Records provided =
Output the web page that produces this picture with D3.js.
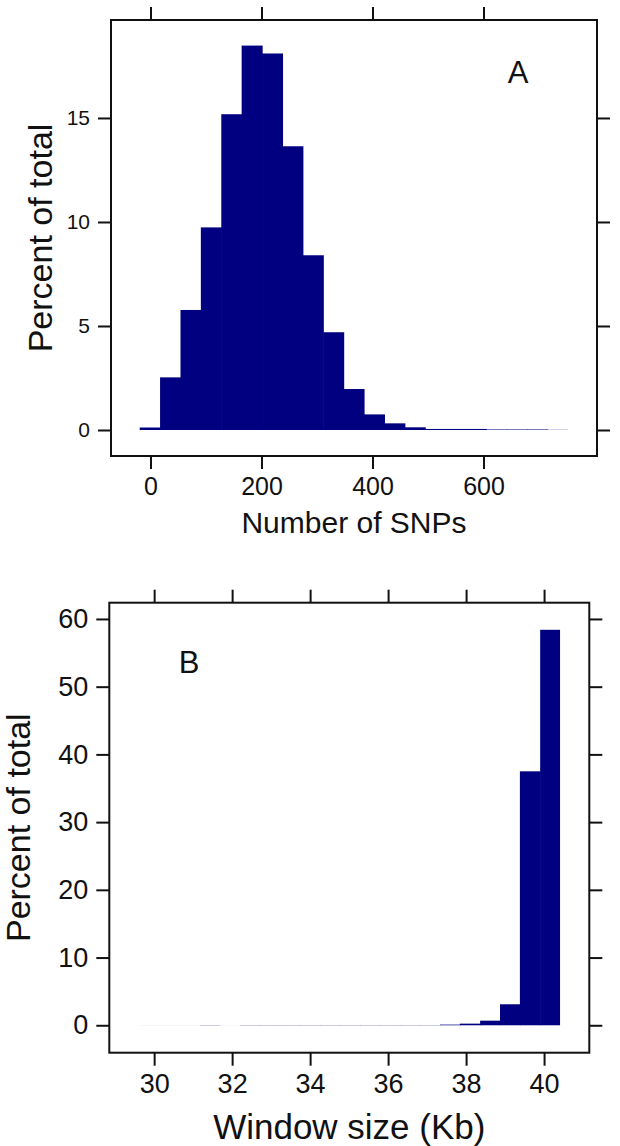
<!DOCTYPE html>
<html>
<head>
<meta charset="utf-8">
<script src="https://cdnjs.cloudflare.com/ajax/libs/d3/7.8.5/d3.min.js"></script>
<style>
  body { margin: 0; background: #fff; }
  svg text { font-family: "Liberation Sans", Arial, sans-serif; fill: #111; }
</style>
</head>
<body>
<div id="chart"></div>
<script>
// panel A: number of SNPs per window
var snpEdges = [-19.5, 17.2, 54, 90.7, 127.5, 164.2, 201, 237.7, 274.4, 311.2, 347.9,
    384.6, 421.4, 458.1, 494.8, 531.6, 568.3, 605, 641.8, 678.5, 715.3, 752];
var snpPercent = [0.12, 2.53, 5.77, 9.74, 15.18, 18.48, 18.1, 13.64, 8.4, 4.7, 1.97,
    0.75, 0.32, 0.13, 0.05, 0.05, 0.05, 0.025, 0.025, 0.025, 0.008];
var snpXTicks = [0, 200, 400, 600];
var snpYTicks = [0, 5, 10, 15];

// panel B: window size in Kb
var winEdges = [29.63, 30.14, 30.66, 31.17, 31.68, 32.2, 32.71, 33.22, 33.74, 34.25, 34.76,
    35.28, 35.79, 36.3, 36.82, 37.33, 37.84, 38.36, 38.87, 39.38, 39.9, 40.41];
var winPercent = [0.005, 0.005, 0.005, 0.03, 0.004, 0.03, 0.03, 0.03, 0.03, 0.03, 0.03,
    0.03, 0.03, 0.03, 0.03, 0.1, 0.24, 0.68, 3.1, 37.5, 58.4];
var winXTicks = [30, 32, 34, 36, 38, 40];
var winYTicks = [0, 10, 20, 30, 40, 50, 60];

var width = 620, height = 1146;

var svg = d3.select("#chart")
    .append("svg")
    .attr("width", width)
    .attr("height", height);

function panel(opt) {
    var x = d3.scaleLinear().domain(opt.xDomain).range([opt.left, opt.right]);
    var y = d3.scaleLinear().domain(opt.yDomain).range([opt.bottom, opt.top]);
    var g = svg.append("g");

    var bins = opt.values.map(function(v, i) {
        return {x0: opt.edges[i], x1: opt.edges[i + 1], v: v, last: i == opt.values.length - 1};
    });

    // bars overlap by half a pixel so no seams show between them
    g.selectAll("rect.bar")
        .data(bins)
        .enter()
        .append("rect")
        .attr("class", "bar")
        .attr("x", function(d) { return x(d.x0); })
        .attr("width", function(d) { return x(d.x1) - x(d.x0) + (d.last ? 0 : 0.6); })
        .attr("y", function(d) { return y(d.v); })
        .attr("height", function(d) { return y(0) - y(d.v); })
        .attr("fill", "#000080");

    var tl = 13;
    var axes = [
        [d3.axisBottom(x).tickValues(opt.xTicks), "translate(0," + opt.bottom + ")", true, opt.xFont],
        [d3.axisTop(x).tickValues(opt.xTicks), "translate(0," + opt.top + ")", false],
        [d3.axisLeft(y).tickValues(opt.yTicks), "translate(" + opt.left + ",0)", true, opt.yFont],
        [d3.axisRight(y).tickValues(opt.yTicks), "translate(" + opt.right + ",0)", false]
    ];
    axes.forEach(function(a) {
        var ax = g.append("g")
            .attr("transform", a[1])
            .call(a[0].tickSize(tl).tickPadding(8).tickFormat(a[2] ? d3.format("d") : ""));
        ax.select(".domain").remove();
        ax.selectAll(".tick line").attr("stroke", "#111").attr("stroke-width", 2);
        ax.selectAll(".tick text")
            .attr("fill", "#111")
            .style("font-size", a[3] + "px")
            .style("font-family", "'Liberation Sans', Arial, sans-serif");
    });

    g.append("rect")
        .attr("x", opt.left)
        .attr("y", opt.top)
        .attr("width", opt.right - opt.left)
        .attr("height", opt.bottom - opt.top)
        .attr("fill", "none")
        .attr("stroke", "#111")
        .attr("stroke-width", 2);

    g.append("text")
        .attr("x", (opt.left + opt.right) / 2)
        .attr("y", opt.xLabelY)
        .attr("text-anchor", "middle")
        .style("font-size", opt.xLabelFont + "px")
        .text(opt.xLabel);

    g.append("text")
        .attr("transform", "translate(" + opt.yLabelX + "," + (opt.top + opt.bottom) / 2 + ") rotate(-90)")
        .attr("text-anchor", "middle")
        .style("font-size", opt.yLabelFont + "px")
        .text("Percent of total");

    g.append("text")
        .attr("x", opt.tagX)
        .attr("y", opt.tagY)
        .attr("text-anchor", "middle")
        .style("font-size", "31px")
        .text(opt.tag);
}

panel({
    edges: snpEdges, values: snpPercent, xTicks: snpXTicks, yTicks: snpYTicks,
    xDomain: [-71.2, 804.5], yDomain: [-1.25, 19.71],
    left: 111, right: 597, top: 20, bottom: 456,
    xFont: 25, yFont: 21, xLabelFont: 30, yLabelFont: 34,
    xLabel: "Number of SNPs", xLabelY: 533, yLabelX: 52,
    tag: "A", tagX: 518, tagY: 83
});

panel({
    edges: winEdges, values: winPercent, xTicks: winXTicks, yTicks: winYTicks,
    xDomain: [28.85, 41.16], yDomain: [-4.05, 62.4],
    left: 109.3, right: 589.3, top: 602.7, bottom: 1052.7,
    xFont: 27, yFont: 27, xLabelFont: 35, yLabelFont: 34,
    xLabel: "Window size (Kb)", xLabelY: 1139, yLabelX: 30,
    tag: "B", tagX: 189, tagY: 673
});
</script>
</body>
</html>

---

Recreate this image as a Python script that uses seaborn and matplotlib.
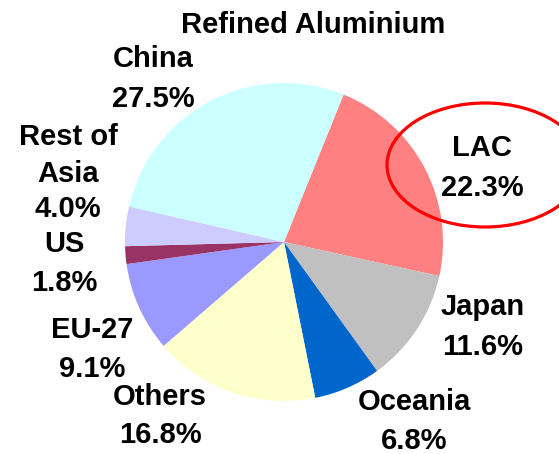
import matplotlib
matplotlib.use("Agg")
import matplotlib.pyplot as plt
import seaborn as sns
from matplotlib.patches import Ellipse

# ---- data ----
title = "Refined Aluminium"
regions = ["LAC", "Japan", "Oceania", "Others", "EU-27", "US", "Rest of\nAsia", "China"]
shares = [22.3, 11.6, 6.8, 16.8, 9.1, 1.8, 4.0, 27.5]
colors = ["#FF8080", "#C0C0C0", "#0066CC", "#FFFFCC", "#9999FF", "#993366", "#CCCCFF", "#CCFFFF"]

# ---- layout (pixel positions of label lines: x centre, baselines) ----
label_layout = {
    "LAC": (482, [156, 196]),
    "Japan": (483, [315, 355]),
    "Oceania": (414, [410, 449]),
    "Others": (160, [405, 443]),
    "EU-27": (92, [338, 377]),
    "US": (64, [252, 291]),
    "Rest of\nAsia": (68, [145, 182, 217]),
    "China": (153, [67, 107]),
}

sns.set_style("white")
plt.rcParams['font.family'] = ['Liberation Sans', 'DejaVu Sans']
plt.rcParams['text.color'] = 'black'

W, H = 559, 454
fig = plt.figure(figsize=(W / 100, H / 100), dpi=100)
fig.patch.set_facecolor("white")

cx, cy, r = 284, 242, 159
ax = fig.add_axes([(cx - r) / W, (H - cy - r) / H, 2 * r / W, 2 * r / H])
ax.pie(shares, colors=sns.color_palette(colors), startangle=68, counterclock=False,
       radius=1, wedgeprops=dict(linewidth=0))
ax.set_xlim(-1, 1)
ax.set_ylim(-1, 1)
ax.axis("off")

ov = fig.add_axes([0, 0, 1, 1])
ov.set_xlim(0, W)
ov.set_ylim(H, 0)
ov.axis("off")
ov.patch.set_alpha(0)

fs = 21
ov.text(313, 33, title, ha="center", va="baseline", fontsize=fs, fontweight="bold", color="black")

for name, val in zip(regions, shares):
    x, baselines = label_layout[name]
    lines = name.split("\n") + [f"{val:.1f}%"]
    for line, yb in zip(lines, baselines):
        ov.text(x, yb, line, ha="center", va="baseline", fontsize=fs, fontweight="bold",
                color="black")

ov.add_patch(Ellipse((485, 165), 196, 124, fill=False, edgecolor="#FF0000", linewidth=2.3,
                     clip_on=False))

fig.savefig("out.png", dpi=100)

Task brief = Repeat exactly, and only, the lines from the one containing "Output the web" through the one containing "var snpYTicks = [0, 5, 10, 15];", both included, without the pictures.

Written response =
Output the web page that produces this picture with D3.js.
<!DOCTYPE html>
<html>
<head>
<meta charset="utf-8">
<script src="https://cdnjs.cloudflare.com/ajax/libs/d3/7.8.5/d3.min.js"></script>
<style>
  body { margin: 0; background: #fff; }
  svg text { font-family: "Liberation Sans", Arial, sans-serif; fill: #111; }
</style>
</head>
<body>
<div id="chart"></div>
<script>
// panel A: number of SNPs per window
var snpEdges = [-19.5, 17.2, 54, 90.7, 127.5, 164.2, 201, 237.7, 274.4, 311.2, 347.9,
    384.6, 421.4, 458.1, 494.8, 531.6, 568.3, 605, 641.8, 678.5, 715.3, 752];
var snpPercent = [0.12, 2.53, 5.77, 9.74, 15.18, 18.48, 18.1, 13.64, 8.4, 4.7, 1.97,
    0.75, 0.32, 0.13, 0.05, 0.05, 0.05, 0.025, 0.025, 0.025, 0.008];
var snpXTicks = [0, 200, 400, 600];
var snpYTicks = [0, 5, 10, 15];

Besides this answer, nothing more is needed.